Ce volume unique dépeint la vie de Germain, et dans une moindre mesure de Louis, son camarade collègue, tous deux gardiens d’un phare, Ar-Men, situé au large de l’Île de Sein, à la pointe du Finistère, au lendemain de la Seconde Guerre Mondiale. Germain est un homme à sa place dans le phare. Il y vit isolé, dans sa tour, à éclairer les bateaux, sauver des vies en évitant les naufrages. Un jour, en grattant la chaux fatiguée des murs de son phare, il découvre écrit à même le mur le récit d’un précédent gardien, le premier, qui en fut aussi, jeune garçon, le premier volontaire à sa construction.
Le lecteur plonge alors dans l’histoire du phare, de cette conquête audacieuse sur la mer du génie humain au 19è siècle, en même temps qu’oeuvre de foi et de dévouement. S’entremêlent les parcours de vie et leurs fantômes, celui du précédent veilleur, celui de Germain, résistant embarqué en 1940 depuis l’île voisine pour Londres, celui de Germain et de sa fille adorée.

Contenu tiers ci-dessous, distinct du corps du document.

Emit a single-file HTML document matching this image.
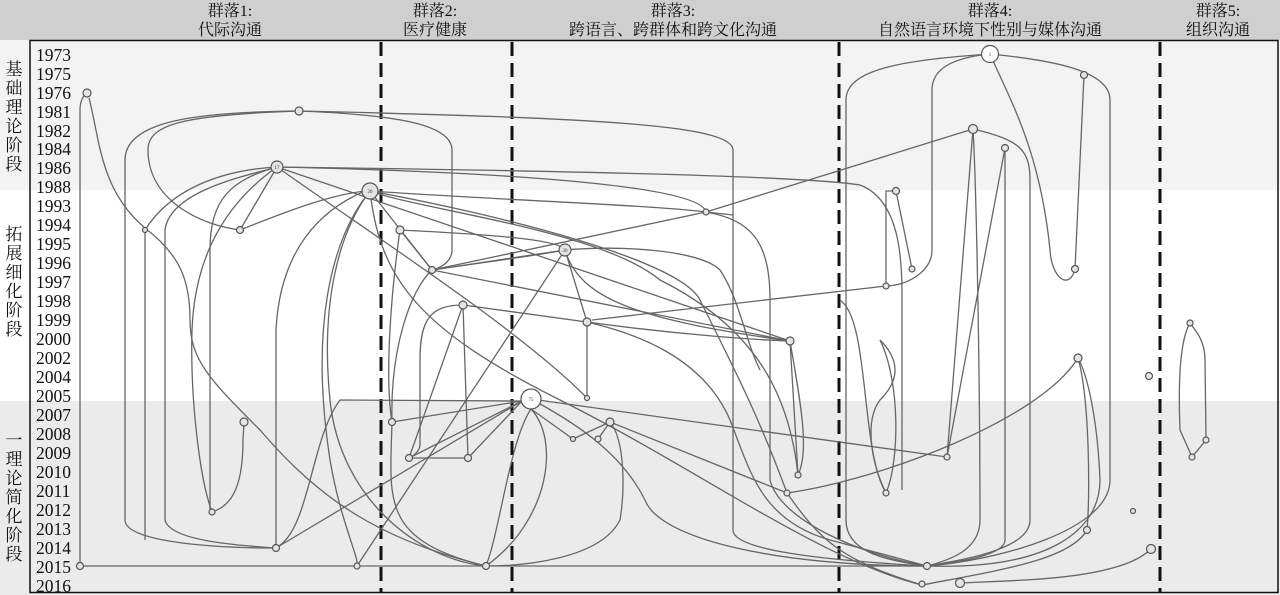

Le dessin est splendide. Il rend un incroyable hommage à la puissance des vagues, leur violence dans le choc de la rencontre avec la structure de pierres, le sifflement du vent, la portée du faisceau lumineux qui fend l’obscurité… tout y est splendide ! Mais la force de ce récit, c’est cette histoire à hauteur d’homme, désarmé devant le titanesque, image quasi Job-esque du passage dans la vie, d’une existence en quête de paix et de sens. Poignant.